Ballpark (Paul Goldberger)
Join us in celebrating Ballpark, the latest book by Paul Goldberger, at Archinect Outpost on Saturday, June 1st, 5-8pm.
The doors will open at 5 and will close promptly after 6 as the conversation begins between Paul Goldberger and Paul Petrunia, the founder and director of Archinect, on the content on his newest book.
From Penguin Random House: "From the earliest corrals of the mid-1800s (Union Grounds in Brooklyn was a 'saloon in the open air'), to the much mourned parks of the early 1900s (Detroit’s Tiger Stadium, Cincinnati’s Palace of the Fans), to the stadiums we fill today, Paul Goldberger makes clear the inextricable bond between the American city and America’s favorite pastime. In the changing locations and architecture of our ballparks, Goldberger reveals the manifestations of a changing society: the earliest ballparks evoked the Victorian age in their accommodations–bleachers for the riffraff, grandstands for the middle-class; the 'concrete donuts' of the 1950s and ’60s made plain television’s grip on the public’s attention; and more recent ballparks, like Baltimore’s Camden Yards, signal a new way forward for stadium design and for baseball’s role in urban development.

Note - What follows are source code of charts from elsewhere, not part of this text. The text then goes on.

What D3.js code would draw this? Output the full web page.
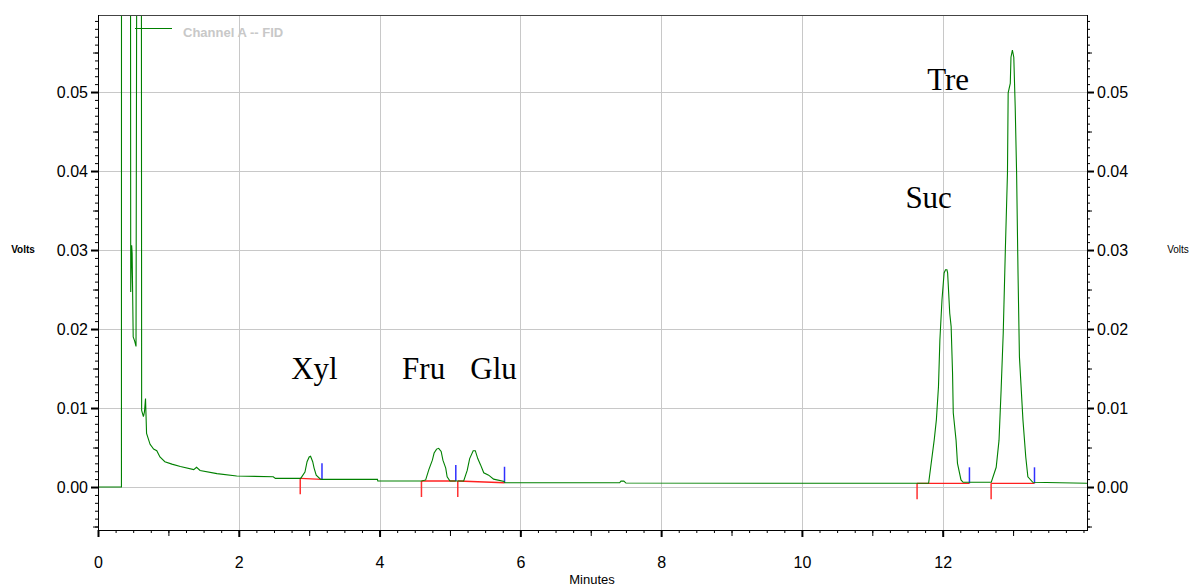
<!DOCTYPE html>
<html>
<head>
<meta charset="utf-8">
<script src="https://cdn.jsdelivr.net/npm/d3@7"></script>
<style>
  html, body { margin: 0; padding: 0; background: #fff; }
  svg { display: block; }
  text { font-family: "Liberation Sans", Arial, sans-serif; }
  text.peak { font-family: "Liberation Serif", "Times New Roman", serif; }
</style>
</head>
<body>
<svg id="chart" width="1189" height="587"></svg>
<script>
// ---------------- DATA ----------------
// Chromatogram trace: time (minutes) and detector signal (volts). 0.09 = off scale (clipped)
const traceTime = [
  0, 0.333, 0.334, 0.46, 0.465, 0.478, 0.485, 0.50, 0.52, 0.54, 0.555, 0.615,
  0.62, 0.645, 0.66, 0.675, 0.69, 0.74, 0.79, 0.835, 0.88, 0.95, 1.05, 1.17,
  1.36, 1.40, 1.45, 1.69, 1.97, 2.49, 2.52, 2.87,
  2.88, 2.94, 2.97, 3.00, 3.02, 3.05, 3.07, 3.10, 3.16, 3.19,
  3.97, 3.975, 4.60,
  4.655, 4.70, 4.75, 4.775, 4.81, 4.84, 4.875, 4.90, 4.94, 4.96, 5.00,
  5.195, 5.245, 5.28, 5.33, 5.36, 5.395, 5.435, 5.48, 5.55, 5.62, 5.77, 5.78,
  7.41, 7.43, 7.47, 7.50,
  11.80, 11.88, 11.91, 11.94, 11.96, 11.99, 12.02, 12.04, 12.06, 12.07, 12.10,
  12.12, 12.14, 12.15, 12.19, 12.21, 12.26, 12.29,
  12.69, 12.76, 12.80, 12.83, 12.86, 12.89, 12.92, 12.93, 12.96, 12.97, 12.99,
  13.01, 13.03, 13.05, 13.07, 13.09, 13.14, 13.18, 13.21, 13.28,
  14.05
];
const traceVolts = [
  0, 0, 0.09, 0.09, 0.0247, 0.0306, 0.0296, 0.0190, 0.0185, 0.0178, 0.09, 0.09,
  0.0097, 0.0089, 0.0095, 0.0112, 0.0068, 0.0054, 0.0048, 0.0046, 0.0038, 0.0032, 0.0029, 0.0026,
  0.0022, 0.0025, 0.0021, 0.0017, 0.0014, 0.0013, 0.0011, 0.0011,
  0.0011, 0.0019, 0.0032, 0.0038, 0.0039, 0.0032, 0.0024, 0.0015, 0.0010, 0.00097,
  0.00097, 0.00076, 0.00076,
  0.0009, 0.0022, 0.0034, 0.0043, 0.0048, 0.0049, 0.0045, 0.0034, 0.0024, 0.0013, 0.00076,
  0.00076, 0.0021, 0.0036, 0.0046, 0.0046, 0.0036, 0.0028, 0.0018, 0.0015, 0.0010, 0.0007, 0.00054,
  0.00054, 0.00075, 0.00075, 0.0005,
  0.00047, 0.0060, 0.0085, 0.0127, 0.0186, 0.0237, 0.0271, 0.0275, 0.0275, 0.0271, 0.0220,
  0.0203, 0.0144, 0.0094, 0.0059, 0.0030, 0.0009, 0.0006,
  0.0006, 0.0025, 0.0059, 0.0123, 0.0195, 0.0300, 0.0397, 0.0499, 0.0511, 0.0544, 0.0553,
  0.0544, 0.0481, 0.0397, 0.0271, 0.0165, 0.0085, 0.0038, 0.0013, 0.0006,
  0.00047
];

// Peak integration events (start = red, end = blue)
const peakNames = ["Xyl", "Fru", "Glu", "Suc", "Tre"];
const peakStart = [2.873, 4.595, 5.111, 11.636, 12.688];
const peakStartVolts = [0.0011, 0.00076, 0.00076, 0.00047, 0.00047];
const peakEnd = [3.182, 5.083, 5.775, 12.38, 13.304];
const peakEndVolts = [0.00097, 0.00076, 0.00054, 0.00047, 0.00047];

// Peak label anchors (time, volts) - left/baseline of the label text
const labelTime = [2.745, 4.32, 5.29, 11.47, 11.78];
const labelVolts = [0.01367, 0.01367, 0.01367, 0.0353, 0.0503];

// Axis ticks
const xTickLabels = [0, 2, 4, 6, 8, 10, 12];
const yTickLabels = [0, 0.01, 0.02, 0.03, 0.04, 0.05];
const xDomain = [0, 14.05];
const yDomain = [-0.00544, 0.05975];

// ---------------- LAYOUT ----------------
const L = 98, R = 1087, T = 15, B = 530;
const svg = d3.select("#chart");
const x = d3.scaleLinear().domain(xDomain).range([L, R]);
const y = d3.scaleLinear().domain(yDomain).range([B, T]);
const px = v => Math.round(v) + 0.5;

// grid
const grid = svg.append("g").attr("stroke", "#c8c8c8").attr("stroke-width", 1);
grid.selectAll("line.v").data(xTickLabels.filter(d => d > 0)).join("line")
  .attr("x1", d => px(x(d))).attr("x2", d => px(x(d)))
  .attr("y1", T).attr("y2", B);
grid.selectAll("line.h").data(yTickLabels).join("line")
  .attr("x1", L).attr("x2", R)
  .attr("y1", d => px(y(d))).attr("y2", d => px(y(d)));

// minor tick values
const yMinor = d3.range(-5, 60).map(i => i / 1000);
const yHalf = yMinor.filter(d => Math.round(d * 1000) % 5 === 0 && Math.round(d * 1000) % 10 !== 0);
const xMinor = d3.range(0, 57).map(i => i * 0.25).filter(d => d <= xDomain[1]);
const xOne = d3.range(1, 15, 2).filter(d => d <= xDomain[1]);

function styleAxis(g) {
  g.select(".domain").remove();
  g.selectAll("line").attr("stroke", "#000");
}

// left axis
svg.append("g").attr("transform", `translate(${L},0)`)
  .call(d3.axisLeft(y).tickValues(yMinor).tickSize(3).tickFormat(""))
  .call(styleAxis);
svg.append("g").attr("transform", `translate(${L},0)`)
  .call(d3.axisLeft(y).tickValues(yHalf).tickSize(5).tickFormat(""))
  .call(styleAxis);
const yl = svg.append("g").attr("transform", `translate(${L},0)`)
  .call(d3.axisLeft(y).tickValues(yTickLabels).tickSize(7).tickPadding(3).tickFormat(d3.format(".2f")))
  .call(styleAxis);
yl.selectAll("line").attr("stroke-width", 2);
yl.selectAll("text").attr("font-size", 16).attr("fill", "#000");

// right axis
svg.append("g").attr("transform", `translate(${R},0)`)
  .call(d3.axisRight(y).tickValues(yMinor).tickSize(3).tickFormat(""))
  .call(styleAxis);
svg.append("g").attr("transform", `translate(${R},0)`)
  .call(d3.axisRight(y).tickValues(yHalf).tickSize(5).tickFormat(""))
  .call(styleAxis);
const yr = svg.append("g").attr("transform", `translate(${R},0)`)
  .call(d3.axisRight(y).tickValues(yTickLabels).tickSize(7).tickPadding(3).tickFormat(d3.format(".2f")))
  .call(styleAxis);
yr.selectAll("line").attr("stroke-width", 2);
yr.selectAll("text").attr("font-size", 16).attr("fill", "#000");

// bottom axis
svg.append("g").attr("transform", `translate(0,${B})`)
  .call(d3.axisBottom(x).tickValues(xMinor).tickSize(3).tickFormat(""))
  .call(styleAxis);
svg.append("g").attr("transform", `translate(0,${B})`)
  .call(d3.axisBottom(x).tickValues(xOne).tickSize(6).tickFormat(""))
  .call(styleAxis);
const xb = svg.append("g").attr("transform", `translate(0,${B})`)
  .call(d3.axisBottom(x).tickValues(xTickLabels).tickSize(7).tickPadding(20).tickFormat(d3.format("d")))
  .call(styleAxis);
xb.selectAll("line").attr("stroke-width", 2);
xb.selectAll("text").attr("font-size", 16).attr("fill", "#000");

// frame
svg.append("line").attr("x1", L).attr("x2", R).attr("y1", T + 0.5).attr("y2", T + 0.5).attr("stroke", "#444");
svg.append("line").attr("x1", L + 0.5).attr("x2", L + 0.5).attr("y1", T).attr("y2", B + 4).attr("stroke", "#000");
svg.append("line").attr("x1", R + 0.5).attr("x2", R + 0.5).attr("y1", T).attr("y2", B).attr("stroke", "#000");
svg.append("line").attr("x1", L).attr("x2", R + 1).attr("y1", B + 0.5).attr("y2", B + 0.5).attr("stroke", "#000");

// clip
svg.append("clipPath").attr("id", "clip").append("rect")
  .attr("x", L + 1).attr("y", T + 1).attr("width", R - L - 1).attr("height", B - T - 1);

const plot = svg.append("g").attr("clip-path", "url(#clip)");

// integration baselines (red) and event markers
const peaks = peakNames.map((n, i) => ({
  name: n, t0: peakStart[i], v0: peakStartVolts[i], t1: peakEnd[i], v1: peakEndVolts[i]
}));
const mk = plot.append("g");
mk.selectAll("line.base").data(peaks).join("line").attr("class", "base")
  .attr("x1", d => x(d.t0)).attr("y1", d => y(d.v0))
  .attr("x2", d => x(d.t1)).attr("y2", d => y(d.v1))
  .style("stroke", "#ff2020").style("stroke-width", 1.3);
mk.selectAll("line.st").data(peaks).join("line").attr("class", "st")
  .attr("x1", d => x(d.t0)).attr("x2", d => x(d.t0))
  .attr("y1", d => y(d.v0)).attr("y2", d => y(d.v0) + 16)
  .style("stroke", "#ff3030").style("stroke-width", 1.5);
mk.selectAll("line.en").data(peaks).join("line").attr("class", "en")
  .attr("x1", d => x(d.t1)).attr("x2", d => x(d.t1))
  .attr("y1", d => y(d.v1)).attr("y2", d => y(d.v1) - 16)
  .style("stroke", "#3030ff").style("stroke-width", 1.5);

// trace
const pts = traceTime.map((t, i) => [t, traceVolts[i]]);
plot.append("path").datum(pts)
  .attr("fill", "none").attr("stroke", "#008000").attr("stroke-width", 1.1)
  .attr("d", d3.line().x(d => x(d[0])).y(d => y(d[1])));

// legend
svg.append("line").attr("x1", 135).attr("x2", 172).attr("y1", 28.5).attr("y2", 28.5)
  .attr("stroke", "#008000").attr("stroke-width", 1);
svg.append("text").attr("x", 183).attr("y", 37).attr("font-size", 13).attr("font-weight", "bold")
  .attr("fill", "#c8c8c8").text("Channel A -- FID");

// peak labels
svg.selectAll("text.peak").data(peakNames).join("text")
  .attr("class", "peak")
  .attr("x", (d, i) => x(labelTime[i])).attr("y", (d, i) => y(labelVolts[i]))
  .attr("font-size", 31).attr("fill", "#000").text(d => d);

// axis titles
svg.append("text").attr("x", 23).attr("y", 253).attr("text-anchor", "middle")
  .attr("font-size", 10).attr("font-weight", "bold").attr("fill", "#000").text("Volts");
svg.append("text").attr("x", 1178).attr("y", 253).attr("text-anchor", "middle")
  .attr("font-size", 10).attr("fill", "#000").text("Volts");
svg.append("text").attr("x", 592).attr("y", 584).attr("text-anchor", "middle")
  .attr("font-size", 13).attr("fill", "#000").text("Minutes");
</script>
</body>
</html>
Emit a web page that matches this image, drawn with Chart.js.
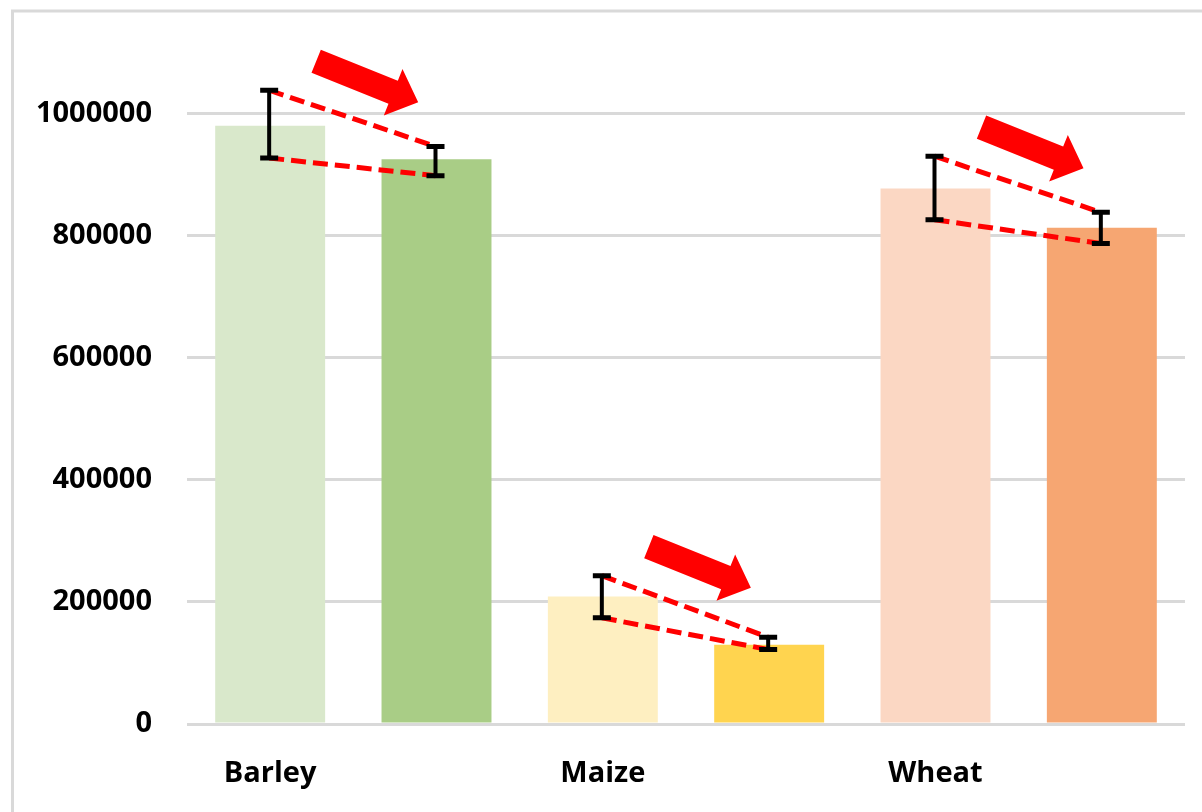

Throughout, Goldberger shows us the way in which baseball’s history is concurrent with our cultural history: the rise of urban parks and public transportation; the development of new building materials and engineering and design skills. And how the site details and the requirements of the game–the diamond, the outfields, the walls, the grandstands–shaped our most beloved ballparks.
Paul Goldberger, who the Huffington Post has called 'the leading figure in architecture criticism,' is now a Contributing Editor at Vanity Fair. From 1997 through 2011 he served as the Architecture Critic for The New Yorker, where he wrote the magazine’s celebrated 'Sky Line' column. He also holds the Joseph Urban Chair in Design and Architecture at The New School in New York City. He was formerly Dean of the Parsons school of design, a division of The New School. He began his career at The New York Times, where in 1984 his architecture criticism was awarded the Pulitzer Prize for Distinguished Criticism, the highest award in journalism."